What to Do When You Can’t Afford Your Car Payment

Problems Arising from Inability to Pay Car Installments

Inability to pay car installments can lead to multiple issues. Late or missed payments will be reported to credit bureaus, significantly affecting your credit report. The most important factor in your credit report is payment history, so these negative marks will have a substantial impact. Every month that a payment is delayed increases the negative effect on the credit report.

Dealing with the Lender

Being prepared and making it clear to the lender that you are working on resolving the issue is the best way to find a solution. First, look at your situation in the short term. When is the next due date for the installment, and how much can you pay, if possible? The lender may allow you to skip one month for a fee ranging from $25 to $50 added to the total installment amount. Although this is not ideal, this arrangement can buy time to implement a long-term plan.

Refinancing Options

Refinancing your loan essentially means taking out a new loan and using that money to pay off the old loan. If you have a good credit history – and this may be the case if you have acted quickly and avoided late payments – you may be able to secure a lower interest rate. However, the most effective way to reduce installments is to extend the loan term. For example, if you have 36 months remaining on your loan, you could refinance it for 48 months. This method usually increases the interest rate, but you will end up with significantly lower monthly payments.

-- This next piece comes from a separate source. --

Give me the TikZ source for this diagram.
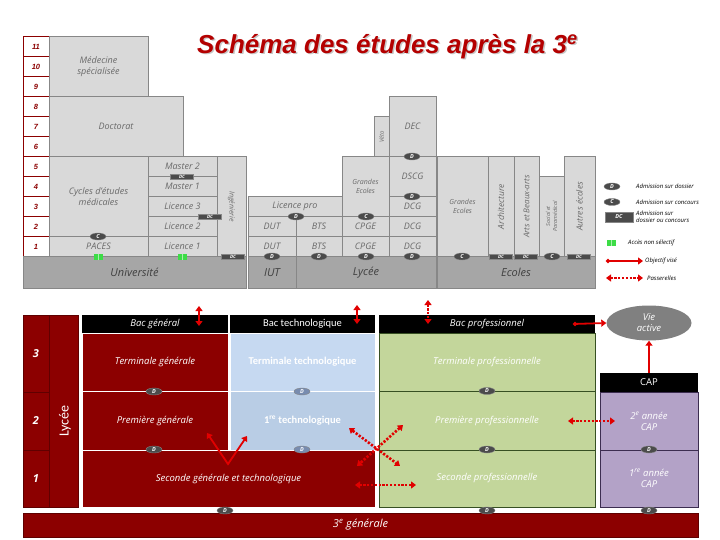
\documentclass[tikz,border=0pt]{standalone}
\usepackage{fontspec}
\setmainfont{Open Sans}
\newfontfamily\titrefont{Liberation Sans}
\newfontfamily\calibfont{Carlito}
\usetikzlibrary{positioning,shapes.geometric,arrows.meta}

\definecolor{rougefonce}{RGB}{140,0,0}
\definecolor{rougetrait}{RGB}{95,0,0}
\definecolor{rougetitre}{RGB}{180,0,0}
\definecolor{rougefleche}{RGB}{225,0,0}
\definecolor{grisclair}{RGB}{217,217,217}
\definecolor{grisbord}{RGB}{135,135,135}
\definecolor{grisbase}{RGB}{166,166,166}
\definecolor{gristexte}{RGB}{105,105,105}
\definecolor{grisbadge}{RGB}{75,75,75}
\definecolor{bleutermt}{RGB}{198,217,241}
\definecolor{bleupremt}{RGB}{185,205,229}
\definecolor{bleubadge}{RGB}{120,140,175}
\definecolor{vertpro}{RGB}{195,214,155}
\definecolor{vertbord}{RGB}{55,80,35}
\definecolor{violetcap}{RGB}{179,162,199}
\definecolor{violetbord}{RGB}{60,45,80}
\definecolor{vertacces}{RGB}{60,220,70}
\definecolor{grisvie}{RGB}{128,128,128}

\tikzset{
  zone/.style n args={4}{at={({((#1)+(#3))/2},{((#2)+(#4))/2})},
    minimum width={((#3)-(#1))*1pt}, minimum height={((#4)-(#2))*1pt}},
  annee/.style={draw=rougefonce, fill=white, inner sep=0pt, text=rougefonce,
    font=\titrefont\bfseries\itshape\fontsize{7.5}{8}\selectfont},
  gbox/.style={draw=grisbord, fill=grisclair, inner sep=0pt, text=gristexte,
    font=\itshape\small, align=center},
  petit/.style={font=\itshape\fontsize{7}{8.5}\selectfont},
  basebox/.style={draw=grisbord, fill=grisbase, inner sep=0pt, text=black!75,
    font=\itshape\fontsize{11}{12}\selectfont},
  dbadge/.style={ellipse, draw=grisbord, fill=grisbadge, minimum width=16pt,
    minimum height=7pt, inner sep=0pt, text=white,
    font=\bfseries\itshape\fontsize{5.5}{5.5}\selectfont},
  dcbadge/.style={rectangle, draw=grisbord, fill=grisbadge, minimum width=23pt,
    minimum height=5.5pt, inner sep=0pt, text=white,
    font=\bfseries\itshape\fontsize{4.5}{4.5}\selectfont},
  nonsel/.style={fill=vertacces, minimum width=9pt, minimum height=6pt, inner sep=0pt,
    path picture={\draw[white!55!vertacces, line width=0.8pt]
      (path picture bounding box.north) -- (path picture bounding box.south);}},
  legende/.style={anchor=west, inner sep=0pt, align=left,
    font=\itshape\fontsize{6}{7}\selectfont},
  rbox/.style={draw=white, line width=0.8pt, fill=rougefonce, inner sep=0pt, text=white,
    font=\itshape\fontsize{9.5}{11}\selectfont, align=center},
  entete/.style={fill=black, inner sep=0pt, text=white,
    font=\itshape\fontsize{9.5}{11}\selectfont},
  tbox/.style={draw=white, line width=0.8pt, inner sep=0pt, text=white,
    font=\calibfont\bfseries\fontsize{10.5}{12}\selectfont},
  pbox/.style={draw=vertbord, fill=vertpro, inner sep=0pt, text=white,
    font=\itshape\fontsize{9.5}{11}\selectfont},
  cbox/.style={draw=violetbord, fill=violetcap, inner sep=0pt, text=white,
    font=\itshape\fontsize{9.5}{11}\selectfont, align=center},
  fleche/.style={draw=rougefleche, line width=1.8pt},
  passerelle/.style={draw=rougefleche, line width=2.6pt, dash pattern=on 2.2pt off 1.6pt},
  pointe/.tip={Triangle[width=7pt,length=5pt]},
  depart/.tip={Circle[length=4pt]}
}

\begin{document}
\begin{tikzpicture}[x=1pt, y=-1pt]
  \useasboundingbox (0,0) rectangle (720,540);

  % titre
  \node[anchor=base, text=black!22, font=\titrefont\bfseries\itshape\fontsize{26}{26}\selectfont]
    (ombre) at (389,55) {Schéma des études après la 3\textsuperscript{e}};
  \node[anchor=base, text=rougetitre, font=\titrefont\bfseries\itshape\fontsize{26}{26}\selectfont]
    (titre) at (387.5,53.5) {Schéma des études après la 3\textsuperscript{e}};

  % annees apres le bac
  \foreach \a in {1,...,11}
    \node[annee, zone={23}{256.5-20*\a}{49}{276.5-20*\a}] (an\a) {\a};

  % universite
  \node[gbox, zone={49}{36.5}{148}{96.5}] (medspe) {Médecine\\spécialisée};
  \node[gbox, zone={49}{96.5}{183}{156.5}] (doct) {Doctorat};
  \node[gbox, zone={49}{156.5}{148}{236.5}] (cycles) {Cycles d'études\\médicales};
  \node[gbox, zone={49}{236.5}{148}{256.5}] (paces) {PACES};
  \node[gbox, zone={148}{156.5}{217}{176.5}] (m2) {Master 2};
  \node[gbox, zone={148}{176.5}{217}{196.5}] (m1) {Master 1};
  \node[gbox, zone={148}{196.5}{217}{216.5}] (l3) {Licence 3};
  \node[gbox, zone={148}{216.5}{217}{236.5}] (l2) {Licence 2};
  \node[gbox, zone={148}{236.5}{217}{256.5}] (l1) {Licence 1};
  \node[gbox, zone={217}{156.5}{246}{256.5}] (ing) {};
  \node[rotate=-90, text=gristexte, petit] at (ing) {Ingénierie};
  \node[basebox, zone={23}{256.5}{246}{288}] (univ) {Université};

  % iut et lycee
  \node[gbox, zone={248}{196.5}{342}{216.5}] (lpro) {Licence pro};
  \node[gbox, zone={248}{216.5}{296}{236.5}] (dut2) {DUT};
  \node[gbox, zone={296}{216.5}{342}{236.5}] (bts2) {BTS};
  \node[gbox, zone={248}{236.5}{296}{256.5}] (dut1) {DUT};
  \node[gbox, zone={296}{236.5}{342}{256.5}] (bts1) {BTS};
  \node[gbox, petit, zone={342}{156.5}{389}{216.5}] (ge) {Grandes\\Ecoles};
  \node[gbox, zone={342}{216.5}{389}{236.5}] (cpge2) {CPGE};
  \node[gbox, zone={342}{236.5}{389}{256.5}] (cpge1) {CPGE};
  \node[gbox, zone={374}{116.5}{389}{156.5}] (veto) {};
  \node[rotate=90, text=gristexte, font=\itshape\fontsize{6}{7}\selectfont] at (veto) {Véto};
  \node[gbox, zone={389}{96.5}{436}{156.5}] (dec) {DEC};
  \node[gbox, zone={389}{156.5}{436}{196.5}] (dscg) {DSCG};
  \node[gbox, zone={389}{196.5}{436}{216.5}] (dcg3) {DCG};
  \node[gbox, zone={389}{216.5}{436}{236.5}] (dcg2) {DCG};
  \node[gbox, zone={389}{236.5}{436}{256.5}] (dcg1) {DCG};
  \node[basebox, zone={248}{256.5}{296}{288}] (iut) {IUT};
  \node[basebox, zone={296}{256.5}{436}{288}] (lyc) {Lycée};

  % ecoles
  \node[gbox, petit, zone={437}{156.5}{488}{256.5}] (gec) {Grandes\\Ecoles};
  \node[gbox, zone={488}{156.5}{514}{256.5}] (archi) {};
  \node[gbox, zone={514}{156.5}{539}{256.5}] (arts) {};
  \node[gbox, zone={539}{176.5}{564}{256.5}] (social) {};
  \node[gbox, zone={564}{156.5}{595}{256.5}] (autres) {};
  \node[rotate=90, text=gristexte, font=\itshape\fontsize{8.5}{9}\selectfont] at (archi) {Architecture};
  \node[rotate=90, text=gristexte, font=\itshape\fontsize{8}{9}\selectfont] at (arts) {Arts et Beaux-arts};
  \node[rotate=90, text=gristexte, align=center, font=\itshape\fontsize{5.5}{7}\selectfont] at (social) {Social et\\Paramédical};
  \node[rotate=90, text=gristexte, font=\itshape\fontsize{8.5}{9}\selectfont] at (autres) {Autres écoles};
  \node[basebox, zone={437}{256.5}{595}{288}] (ecoles) {Ecoles};

  % modes d'admission
  \node[dbadge] (cPaces) at (98,236.5) {C};
  \node[nonsel] (nsPaces) at (98,256.5) {};
  \node[nonsel] (nsLic) at (182,256.5) {};
  \node[dcbadge] (dcMaster) at (182,176.5) {DC};
  \node[dcbadge] (dcL3) at (210,216.5) {DC};
  \node[dcbadge] (dcIng) at (233,256.5) {DC};
  \node[dbadge] (dLpro) at (296,216.5) {D};
  \node[dbadge] (dDut) at (272,256.5) {D};
  \node[dbadge] (dBts) at (319,256.5) {D};
  \node[dbadge] (dCpge) at (366,256.5) {D};
  \node[dbadge] (cGe) at (366,216.5) {C};
  \node[dbadge] (dDcg) at (412,256.5) {D};
  \node[dbadge] (dDscg) at (412,196.5) {D};
  \node[dbadge] (dDec) at (412,156.5) {D};
  \node[dbadge] (cGec) at (462,256.5) {C};
  \node[dcbadge] (dcArchi) at (501,256.5) {DC};
  \node[dcbadge] (dcArts) at (526,256.5) {DC};
  \node[dbadge] (cSocial) at (552,256.5) {C};
  \node[dcbadge] (dcAutres) at (579,256.5) {DC};

  % legende
  \node[dbadge] (legD) at (612,186.5) {D};
  \node[legende] (legDt) at (636,186.5) {Admission sur dossier};
  \node[dbadge] (legC) at (612,202) {C};
  \node[legende] (legCt) at (636,202) {Admission sur concours};
  \node[dcbadge, minimum width=28pt, minimum height=10pt,
    font=\bfseries\itshape\fontsize{5.5}{5.5}\selectfont] (legDC) at (619,217) {DC};
  \node[legende] (legDCt) at (636,217) {Admission sur\\dossier ou concours};
  \node[nonsel] (legNs) at (611,243) {};
  \node[legende] (legNst) at (628,243) {Accès non sélectif};
  \coordinate (legO1) at (606,261);
  \coordinate (legO2) at (643,261);
  \draw[fleche, depart-pointe] (legO1) -- (legO2);
  \node[legende] (legOt) at (645,261) {Objectif visé};
  \coordinate (legP1) at (606,278);
  \coordinate (legP2) at (643,278);
  \draw[passerelle, pointe-pointe] (legP1) -- (legP2);
  \node[legende] (legPt) at (647,278) {Passerelles};

  % lycee
  \foreach \n/\ya/\yb in {3/315/392, 2/392/450, 1/450/507}
    \node[rbox, draw=rougetrait, font=\bfseries\itshape\fontsize{11}{12}\selectfont,
      zone={23}{\ya}{49}{\yb}] (bn\n) {\n};
  \node[rbox, draw=rougetrait, zone={49}{315}{78}{507}] (lycee) {};
  \node[rotate=90, text=white, font=\calibfont\fontsize{14}{14}\selectfont] at (65,421) {Lycée};

  \node[entete, zone={82}{315}{228}{333}] (bacg) {Bac général};
  \node[entete, font=\calibfont\fontsize{10.5}{12}\selectfont, zone={230}{315}{375}{333}] (bact) {Bac technologique};
  \node[entete, zone={379}{315}{595}{333}] (bacp) {Bac professionnel};

  \node[rbox, zone={82}{333}{228}{391}] (termg) {Terminale générale};
  \node[rbox, zone={82}{391}{228}{450}] (premg) {Première générale};
  \node[rbox, zone={82}{450}{375}{507}] (secg) {Seconde générale et technologique};
  \node[tbox, fill=bleutermt, zone={230}{333}{375}{391}] (termt) {Terminale technologique};
  \node[tbox, fill=bleupremt, zone={230}{391}{375}{450}] (premt) {1\textsuperscript{re} technologique};
  \node[pbox, zone={379}{333}{595}{391}] (termp) {Terminale professionnelle};
  \node[pbox, zone={379}{391}{595}{450}] (premp) {Première professionnelle};
  \node[pbox, zone={379}{450}{595}{507}] (secp) {Seconde professionnelle};

  \node[entete, font=\fontsize{9.5}{11}\selectfont, zone={600}{373}{698}{392}] (cap) {CAP};
  \node[cbox, zone={600}{392}{698}{450}] (cap2) {2\textsuperscript{e} année\\CAP};
  \node[cbox, zone={600}{450}{698}{507}] (cap1) {1\textsuperscript{re} année\\CAP};
  \node[ellipse, fill=grisvie, minimum width=85pt, minimum height=35pt, inner sep=0pt,
    text=white, align=center, font=\itshape\fontsize{9.5}{11}\selectfont] (vie) at (649,323) {Vie\\active};

  \node[rbox, draw=rougetrait, font=\itshape\fontsize{11}{12}\selectfont,
    zone={23}{513}{698}{537}] (troisieme) {3\textsuperscript{e} générale};

  % passages d'une classe a l'autre
  \node[dbadge] (dTermg) at (154,391.5) {D};
  \node[dbadge] (dPremg) at (154,449.5) {D};
  \node[dbadge] (dSecg) at (225,510.5) {D};
  \node[dbadge, fill=bleubadge] (dTermt) at (302,391.5) {D};
  \node[dbadge, fill=bleubadge] (dPremt) at (302,449.5) {D};
  \node[dbadge] (dTermp) at (487,391) {D};
  \node[dbadge] (dPremp) at (487,449.5) {D};
  \node[dbadge] (dSecp) at (487,510.5) {D};
  \node[dbadge] (dCap2) at (649,449.5) {D};
  \node[dbadge] (dCap1) at (649,510.5) {D};

  % objectifs et passerelles
  \coordinate (bgH) at (199,306);  \coordinate (bgB) at (199,326);
  \coordinate (btH) at (357,305);  \coordinate (btB) at (357,324);
  \coordinate (bpH) at (428,300);  \coordinate (bpB) at (428,324);
  \coordinate (vPt) at (228,464);
  \coordinate (vG) at (207,433);   \coordinate (vT) at (247,436);
  \coordinate (x1a) at (349,428);  \coordinate (x1b) at (400,466);
  \coordinate (x2a) at (403,425);  \coordinate (x2b) at (357,466);
  \coordinate (hA) at (355,485);   \coordinate (hB) at (416,485);
  \coordinate (pcA) at (568,421);  \coordinate (pcB) at (615,421);
  \coordinate (bpDep) at (573,324);

  \draw[fleche, pointe-pointe] (bgH) -- (bgB);
  \draw[fleche, pointe-pointe] (btH) -- (btB);
  \draw[passerelle, pointe-pointe] (bpH) -- (bpB);
  \draw[fleche, pointe-pointe] (vG) -- (vPt) -- (vT);
  \draw[passerelle, pointe-pointe] (x1a) -- (x1b);
  \draw[passerelle, pointe-pointe] (x2a) -- (x2b);
  \draw[passerelle, pointe-pointe] (hA) -- (hB);
  \draw[passerelle, pointe-pointe] (pcA) -- (pcB);
  \draw[fleche, depart-pointe] (bpDep) -- (vie.west);
  \draw[fleche, -pointe] (cap.north) -- (vie.south);
\end{tikzpicture}
\end{document}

Selling the Car Yourself vs. Trading It In

For a potentially greater profit, try selling the car yourself. Kelley Blue Book reports that you can get about 15% to 25% more than what you would receive as a trade-in. For example, if a dealer offers $10,000, you could expect to receive $11,500 to $12,500 by selling the car yourself.

Getting Out of a Lease

If you have leased a car and are behind on payments, it presents a completely different challenge, but the goal is the same: to get out of debt without damaging your credit report. A lease transfer may be an option, but depending on how quickly you reach an agreement, you might have to accept some losses on the money you paid upfront.

Buying an Inexpensive Car

Once you sell your current car, consider options that are more budget-friendly. Check your local public transportation system to see if it fits your lifestyle and the actual necessity of owning a car. You might be able to go without a car for a few months while saving money and recovering from your financial difficulties. If a car is essential, buy an inexpensive one and try to pay for it in full. By shopping online, you can find a reliable used car for $2,000 or $3,000. If you need to borrow money to purchase a car, try to pay as much as possible upfront to keep the installments low so that you don’t face the same issue again, as long as you are able to do so.